Talking about immigration makes you JUST like this guy.
CNN likes to brand itself as "The Most Trusted Name in News." Usually that boils down to extreme blandness, but occasionally CNN tries to get in on the Fox News crazy game. If that's the intent in hiring political commentator Jeffrey Lord, well played, CNN. Because Lord has gone full Fox over Jorge Ramos since the Mexican-American journalist
challenged Donald Trump,
as Media Matters details.
In an American Spectator column, the extremely white Lord attacked Ramos as "blue-eyed, light-skinned Ramos — let’s be candid he is a European Mexican" and because Ramos wants the U.S. to recognize that it is "multiethnic, multi-racial, and multicultural." How dare a light-skinned Latino want to talk about race! But Lord didn't keep his race-baiting to the pages of a conservative magazine, he took them straight to CNN, somehow dragging Ramos into a discussion of Wednesday's murder of two journalists in Virginia by way of Charleston white supremacist killer Dylann Roof:
... [the Virginia shooter is] not valuing life. He didn't value the lives of the people that he killed. And aside from that, he was into a race war. A reaction, which he mentioned, of the Charleston shooting. And that guy was motivated by race. So I'm suggesting here that instead of dividing the country by race, which is what we seem to do, which is what, for instance, Jorge Ramos was all about in that press conference. It's all about the race of people. We shouldn't be going down that path. This is a color blind country, that was Dr. King's goal, that's where we should be headed, and I think that is something that we should be discussing as well as mental illness and guns.
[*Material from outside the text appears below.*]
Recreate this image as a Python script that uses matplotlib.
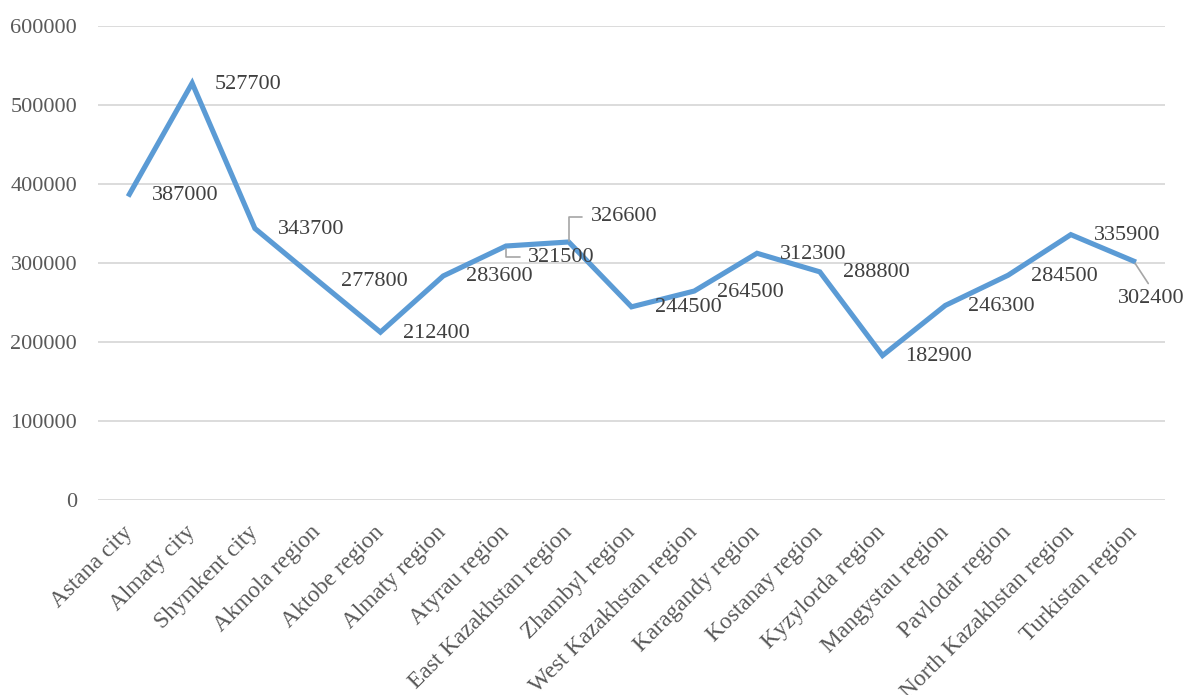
import matplotlib
matplotlib.use("Agg")
import matplotlib.pyplot as plt

regions = [
    "Astana city", "Almaty city", "Shymkent city", "Akmola region", "Aktobe region",
    "Almaty region", "Atyrau region", "East Kazakhstan region", "Zhambyl region",
    "West Kazakhstan region", "Karagandy region", "Kostanay region", "Kyzylorda region",
    "Mangystau region", "Pavlodar region", "North Kazakhstan region", "Turkistan region",
]
values = [
    387000, 527700, 343700, 277800, 212400, 283600, 321500, 326600, 244500,
    264500, 312300, 288800, 182900, 246300, 284500, 335900, 302400,
]
y_ticks = [0, 100000, 200000, 300000, 400000, 500000, 600000]

plt.rcParams["font.family"] = ["Liberation Serif", "DejaVu Serif"]

fig = plt.figure(figsize=(11.86, 6.95), dpi=100)
ax = fig.add_axes([98 / 1186, 1 - 500 / 695, (1165 - 98) / 1186, (500 - 26) / 695])

x = list(range(len(regions)))
ax.plot(x, values, color="#5B9BD5", linewidth=3.7, solid_joinstyle="miter", zorder=3)

ax.set_xlim(-0.5, len(regions) - 0.5)
ax.set_ylim(0, 600000)
ax.set_yticks(y_ticks)
ax.set_yticklabels([str(v) for v in y_ticks])
ax.grid(axis="y", color="#D9D9D9", linewidth=1.3, zorder=0)
ax.set_axisbelow(True)
for s in ax.spines.values():
    s.set_visible(False)
ax.tick_params(axis="both", length=0, colors="#595959", labelsize=16)
ax.tick_params(axis="y", pad=15)
ax.tick_params(axis="x", pad=21, labelsize=16.8)

ax.set_xticks(x)
ax.set_xticklabels(regions, rotation=45, ha="right", va="center", rotation_mode="anchor")
for lbl in ax.get_xticklabels():
    lbl.set_color("#595959")

label_color = "#404040"
leader_color = "#A6A6A6"
for i, v in enumerate(values):
    name = regions[i]
    if name == "Atyrau region":
        ax.annotate(str(v), xy=(i, v), xytext=(22, -11), textcoords="offset pixels",
                    ha="left", va="center", fontsize=16, color=label_color,
                    arrowprops=dict(arrowstyle="-", color=leader_color, lw=1.2,
                                    connectionstyle="angle,angleA=0,angleB=90,rad=0",
                                    relpos=(0, 0.5), shrinkA=4, shrinkB=2))
    elif name == "East Kazakhstan region":
        ax.annotate(str(v), xy=(i, v), xytext=(22, 25), textcoords="offset pixels",
                    ha="left", va="center", fontsize=16, color=label_color,
                    arrowprops=dict(arrowstyle="-", color=leader_color, lw=1.2,
                                    connectionstyle="angle,angleA=0,angleB=90,rad=0",
                                    relpos=(0, 0.5), shrinkA=4, shrinkB=1))
    elif name == "Turkistan region":
        ax.annotate(str(v), xy=(i, v), xytext=(18, -37), textcoords="offset pixels",
                    ha="center", va="center", fontsize=16, color=label_color,
                    arrowprops=dict(arrowstyle="-", color=leader_color, lw=1.2,
                                    relpos=(0.5, 1.0), shrinkA=2, shrinkB=2))
    else:
        ax.annotate(str(v), xy=(i, v), xytext=(23, -1), textcoords="offset pixels",
                    ha="left", va="center", fontsize=16, color=label_color)

fig.savefig("out.png", dpi=100, facecolor="white")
That is like the triple pirouette double back flip of messed-up race-baiting logic. Jorge Ramos is opposed to policies that hurt Latino people therefore he is dividing us by race therefore he is like a mass murderer attempting to start a race war. And of course there's Lord's ending maneuver of mischaracterizing Martin Luther King, Jr.'s politics, but that's a standard part of the Republican repertoire these days, so no extra points for that.
CNN, y'all. The mainstream, apolitical, "most trusted name in news." Paying a commentator to compare the most prominent Latino journalist in the country to a white supremacist killer because he dared commit an act of journalism by asking Donald Trump a question about immigration.